Advertisement

Jerry Ragovoy dies at 80; songwriter had hits with Rolling Stones, Janis Joplin

Share via

Soul songwriter Jerry Ragovoy wrote one of his more famous tunes – “Time Is On My Side,” which turned into a massive hit for the Rolling Stones — under the pseudonym of Norman Meade.

He was saving his own name for the works he planned to write one day for Broadway.

Instead, Ragovoy found his metier in the 1960s as a pop music producer and writer or co-writer of now-classic records that also included “Cry Baby” and “Piece of My Heart.” Both were covered by Janis Joplin, who heavily relied on him to forge her style.

Ragovoy died July 13 at a New York City hospital of complications from a stroke, said his wife, Bev. He was 80.

“Jerry was a giant of soul, R&B and rock songwriting and record production,” Jim Steinblatt, a spokesman for the performance rights group ASCAP, told The Times in an email. “His songs were far better known than he was.”

“Cry Baby” is considered by some to be “the first true soul song, marking the place where black church first bleeds over into pop music,” Robert Meyerowitz wrote in the Phoenix New Times in 1997 when a Ragovoy-heavy Joplin collection was released.

The song was originally penned by Ragovoy and one of his writing partners, Bert Berns, for Garnet Mimms, who had the biggest hit of his career with “Cry Baby,” which topped the R&B charts in 1963.

The Ragovoy-Berns team also wrote “Piece of My Heart” for Erma Franklin, Aretha Franklin’s older sister. Erma broke into the top 10 R&B charts with it in 1967 before Joplin made it one of her signature songs. (Berns died in late 1967 of a heart attack at 38.)

Self-taught as a composer, Ragovoy once said he came up with “Time Is On My Side” in an hour after an arranger friend inquired if he had written any songs that jazz trombonist Kai Winding might record.

After New Orleans singer Irma Thomas’ version charted, Ragovoy fielded a call from a representative for the Rolling Stones, a band he said he’d never heard of.

“Next thing I know, it’s out and it’s their first hit in this country,” he told New Times in 1997. “I was amazed ‘cause … I listened to it and thought, ‘What on Earth is this?’”

Other notable songs that Ragovoy co-wrote include “Get It While You Can,” one of many he composed for singer Howard Tate; and the ballad “Stay With Me” for Lorraine Ellison. She also originally recorded “Try (Just a Little Bit Harder),” which he wrote with Chip Taylor. Joplin covered all three.

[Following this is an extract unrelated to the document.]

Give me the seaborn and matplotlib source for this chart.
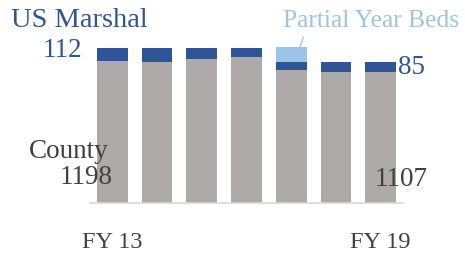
import matplotlib
matplotlib.use("Agg")
import matplotlib.pyplot as plt
import seaborn as sns
import pandas as pd
from matplotlib.lines import Line2D

# ---- data ----
years = ["FY 13", "FY 14", "FY 15", "FY 16", "FY 17", "FY 18", "FY 19"]
county = [1198, 1195, 1217, 1232, 1124, 1110, 1107]
us_marshal = [112, 115, 95, 80, 68, 82, 85]
partial_year = [0, 0, 0, 0, 125, 0, 0]
shown_ticks = ["FY 13", "", "", "", "", "", "FY 19"]

# ---- colors ----
GRAY = "#AEAAAA"
DARK = "#2F5597"
LIGHT = "#9DC3E6"
TXT = "#404040"

sns.set_theme(style="white")
plt.rcParams["font.family"] = ["Liberation Serif", "DejaVu Serif"]

df = pd.DataFrame({"year": years, "county": county,
                   "marshal": us_marshal, "partial": partial_year})
df["lvl2"] = df["county"] + df["marshal"]
df["lvl3"] = df["lvl2"] + df["partial"]

W, H = 465, 257
fig = plt.figure(figsize=(W / 100, H / 100), dpi=100)
ax = fig.add_axes([90 / W, 54.5 / H, 313 / W, 202.5 / H])

sns.barplot(data=df, x="year", y="lvl3", color=LIGHT, width=0.69,
            saturation=1, ax=ax, linewidth=0)
sns.barplot(data=df, x="year", y="lvl2", color=DARK, width=0.69,
            saturation=1, ax=ax, linewidth=0)
sns.barplot(data=df, x="year", y="county", color=GRAY, width=0.69,
            saturation=1, ax=ax, linewidth=0)

ax.set_xlim(-0.5, 6.5)
ax.set_ylim(0, 1718)
ax.set_xlabel("")
ax.set_ylabel("")
ax.set_yticks([])
ax.set_xticks(range(len(years)))
ax.set_xticklabels(shown_ticks, fontsize=17.5, color=TXT)
ax.tick_params(axis="x", length=0, pad=21)
for s in ["top", "left", "right"]:
    ax.spines[s].set_visible(False)
ax.spines["bottom"].set_color("#D9D9D9")
ax.spines["bottom"].set_linewidth(1.2)
ax.patch.set_alpha(0)


def ftext(px, py, s, **kw):
    fig.text(px / W, 1 - py / H, s, va="baseline", **kw)


ftext(11, 27.3, "US Marshal", fontsize=20.5, color=DARK, ha="left")
ftext(82.5, 57.3, str(us_marshal[0]), fontsize=19.5, color=DARK, ha="right")
ftext(398, 74, str(us_marshal[-1]), fontsize=19.5, color=DARK, ha="left")
ftext(109, 158.3, "County", fontsize=19.5, color=TXT, ha="right")
ftext(112.5, 184.5, str(county[0]), fontsize=19.5, color=TXT, ha="right")
ftext(374.5, 185.5, str(county[-1]), fontsize=19.5, color=TXT, ha="left")
ftext(282.5, 27.3, "Partial Year Beds", fontsize=18.4, color=LIGHT, ha="left")

fig.add_artist(Line2D([303.3 / W, 300 / W], [1 - 37.3 / H, 1 - 46.7 / H],
                      color=LIGHT, linewidth=0.9, transform=fig.transFigure))

fig.savefig("out.png", dpi=100)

“Stay With Me” was a classic example of his style, according to the All Music online database, “a slow, emotionally wrenching number which could almost be a gospel song but for the symphonic orchestral production, vocalized passionately and played with faint echoes of Broadway and opera.”

He was born Jordan Ragovoy on Sept. 4, 1930, in Philadelphia but since childhood had preferred to be called Jerry. His father was an optometrist who also practiced alternative medicine.

Growing up, Ragovoy was steeped in classical music, but after graduating from high school he was exposed to — and became transfixed by — gospel and R&B while working in an appliance store in an African American neighborhood in Philadelphia.

Outside the store in 1953, he heard a group of kids singing and decided to produce a record with them. The resulting “My Girl Awaits Me” by the Castelles sold more than 100,000 copies, and Ragovoy realized he had discovered a career.

In 1969, he founded the Hit Factory, a recording studio in New York City that he sold in 1975. He was considered a first-class producer and arranger, with a roster that included Bonnie Raitt and Dionne Warwick.

“Jerry was humble and self-effacing,” said Jeff Jampol, who manages the estate of Joplin, who died in 1970. “Once he said, ‘I used to talk to Janis Joplin a lot. I was working on a couple of songs for her, but then she passed away and I never got a chance to record them.’ ”

Soon after the new musical “One Night With Janis Joplin” premiered in May in Portland, Ore., Ragovoy was in the audience. The show closes with one of the previously unproduced songs he had written for her. It is called “I’m Gonna Rock My Way to Heaven.”

Ragovoy had lived in Stamford, Conn., with Bev, his wife. He is also survived by twin daughters, Melissa Ragovoy of Houston and Gillian Ragovoy Ferguson of New York City; a sister, Loretta Margulies of Philadelphia; and a granddaughter.